Food for Thought: Coping with cabin fever

| January 6, 2021 12:00 AM

Are you suffering from cabin fever? Symptoms include: restlessness, irritability, sugar cravings, excessive sleeping, depression, inactivity, crankiness, weight gain, feeling unmotivated and bored.

If you answered “yes” to the majority of these questions you may be able to blame it on cabin fever.

Cabin fever most often strikes during long gloomy winters and prolonged confinement indoors. It has been found there is a link between decreasing sunlight during winter months and a chemical imbalance in the brain.

Researchers at the National Institute of Mental Health found the intensity of light affects the natural release of the melatonin hormone which is a regulator for the consciousness.

Two main causes of cabin fever are prolonged confinement and lack of sunlight.

One therapy for cabin fever is to get out and interact with nature.

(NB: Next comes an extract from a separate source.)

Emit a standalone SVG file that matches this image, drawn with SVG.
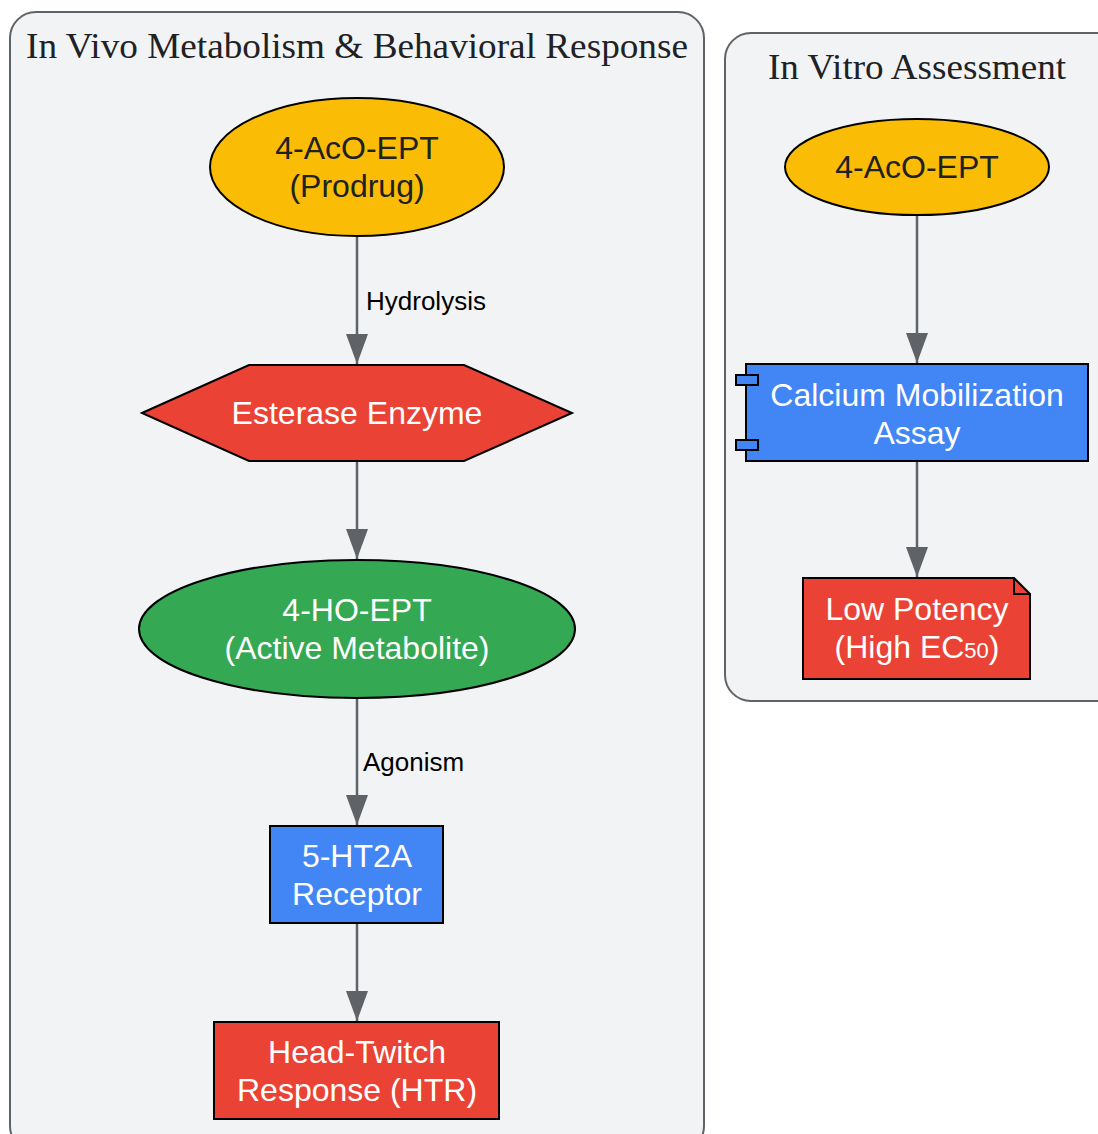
<svg xmlns="http://www.w3.org/2000/svg" width="1098" height="1134" viewBox="0 0 1098 1134">
<defs>
<style>
.cluster{fill:#f1f3f4;stroke:#5f6368;stroke-width:2}
.ctitle{font-family:"Liberation Serif",serif;font-size:36px;fill:#202124;text-anchor:middle}
.node{stroke:#000;stroke-width:2}
.lbl{font-family:"Liberation Sans",Arial,sans-serif;font-size:32px;text-anchor:middle}
.dark{fill:#202124}
.light{fill:#ffffff}
.edge{stroke:#5f6368;stroke-width:2.5;fill:none}
.elbl{font-family:"Liberation Sans",Arial,sans-serif;font-size:26px;fill:#000}
</style>
<marker id="arrow" viewBox="0 0 30 22" refX="30" refY="11" markerWidth="30" markerHeight="22" markerUnits="userSpaceOnUse" orient="auto">
<path d="M0,0 L30,11 L0,22 z" fill="#5f6368"/>
</marker>
</defs>
<g id="clusters">
<rect id="cluster_invivo" class="cluster" x="10" y="12" width="694" height="1140" rx="26"/>
<text class="ctitle" x="357" y="58" textLength="662" lengthAdjust="spacingAndGlyphs">In Vivo Metabolism &amp; Behavioral Response</text>
<rect id="cluster_invitro" class="cluster" x="725" y="33" width="400" height="668" rx="26"/>
<text class="ctitle" x="917" y="79" textLength="298" lengthAdjust="spacingAndGlyphs">In Vitro Assessment</text>
</g>
<g id="edges">
<line class="edge" x1="357" y1="236" x2="357" y2="364" marker-end="url(#arrow)"/>
<text class="elbl" x="366" y="310">Hydrolysis</text>
<line class="edge" x1="357" y1="461" x2="357" y2="559" marker-end="url(#arrow)"/>
<line class="edge" x1="357" y1="698" x2="357" y2="825" marker-end="url(#arrow)"/>
<text class="elbl" x="363" y="771">Agonism</text>
<line class="edge" x1="357" y1="923" x2="357" y2="1021" marker-end="url(#arrow)"/>
<line class="edge" x1="917" y1="215" x2="917" y2="363" marker-end="url(#arrow)"/>
<line class="edge" x1="917" y1="461" x2="917" y2="577" marker-end="url(#arrow)"/>
</g>
<g id="n_prodrug">
<ellipse class="node" cx="357" cy="167" rx="147" ry="69" fill="#fbbc05"/>
<text class="lbl dark" x="357" y="159">4-AcO-EPT</text>
<text class="lbl dark" x="357" y="197">(Prodrug)</text>
</g>
<g id="n_esterase">
<polygon class="node" points="142,413 249,365 464,365 572,413 464,461 249,461" fill="#ea4335"/>
<text class="lbl light" x="357" y="424">Esterase Enzyme</text>
</g>
<g id="n_active">
<ellipse class="node" cx="357" cy="629" rx="218" ry="69" fill="#34a853"/>
<text class="lbl light" x="357" y="621">4-HO-EPT</text>
<text class="lbl light" x="357" y="659">(Active Metabolite)</text>
</g>
<g id="n_receptor">
<rect class="node" x="270" y="826" width="173" height="97" fill="#4285f4"/>
<text class="lbl light" x="357" y="867">5-HT2A</text>
<text class="lbl light" x="357" y="905">Receptor</text>
</g>
<g id="n_htr">
<rect class="node" x="214" y="1022" width="285" height="97" fill="#ea4335"/>
<text class="lbl light" x="357" y="1063">Head-Twitch</text>
<text class="lbl light" x="357" y="1101">Response (HTR)</text>
</g>
<g id="n_prodrug2">
<ellipse class="node" cx="917" cy="167" rx="132" ry="48" fill="#fbbc05"/>
<text class="lbl dark" x="917" y="178">4-AcO-EPT</text>
</g>
<g id="n_assay">
<rect class="node" x="746" y="364" width="342" height="97" fill="#4285f4"/>
<rect class="node" x="736" y="375" width="22" height="10" fill="#4285f4"/>
<rect class="node" x="736" y="440" width="22" height="10" fill="#4285f4"/>
<text class="lbl light" x="917" y="406">Calcium Mobilization</text>
<text class="lbl light" x="917" y="444">Assay</text>
</g>
<g id="n_potency">
<path class="node" d="M803,578 L1014,578 L1030,594 L1030,679 L803,679 Z" fill="#ea4335"/>
<path class="node" d="M1014,578 L1014,594 L1030,594" fill="none"/>
<text class="lbl light" x="917" y="620">Low Potency</text>
<text class="lbl light" x="917" y="658">(High EC<tspan font-size="22">50</tspan>)</text>
</g>
</svg>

Even brief interactions with nature can promote cognitive function and overall well being.

Here are some suggestions which may prove helpful:

  • Photograph your surroundings, wildlife, or a snowy scene.
  • Go cross country skiing. Great way to get exercise.
  • Soak in a natural hot springs. Quinns Hot Springs are in the nearby area.
  • Track animal foot prints. Get a book and learn about all the different animals and their habitats.
  • Learn to snow shoe.
  • Hang a bird feeder outside your window and learn about the various birds.
  • Try ice fishing.
  • Take the kids sledding - you might try it yourself.
  • Go ice skating.
  • Practice shooting at the local gun range.
  • Join a snowmobiling club.
  • There is snowboarding, ice climbing or winter camping for the most adventurous.

Other suggestions include: maintaining contact with friends, having pot lucks, movie night, cards, boards games, taking a yoga class or adult education courses at your local school.

Whatever you decide to do change your perception about winter and make up your mind to have a good time in spite of the weather.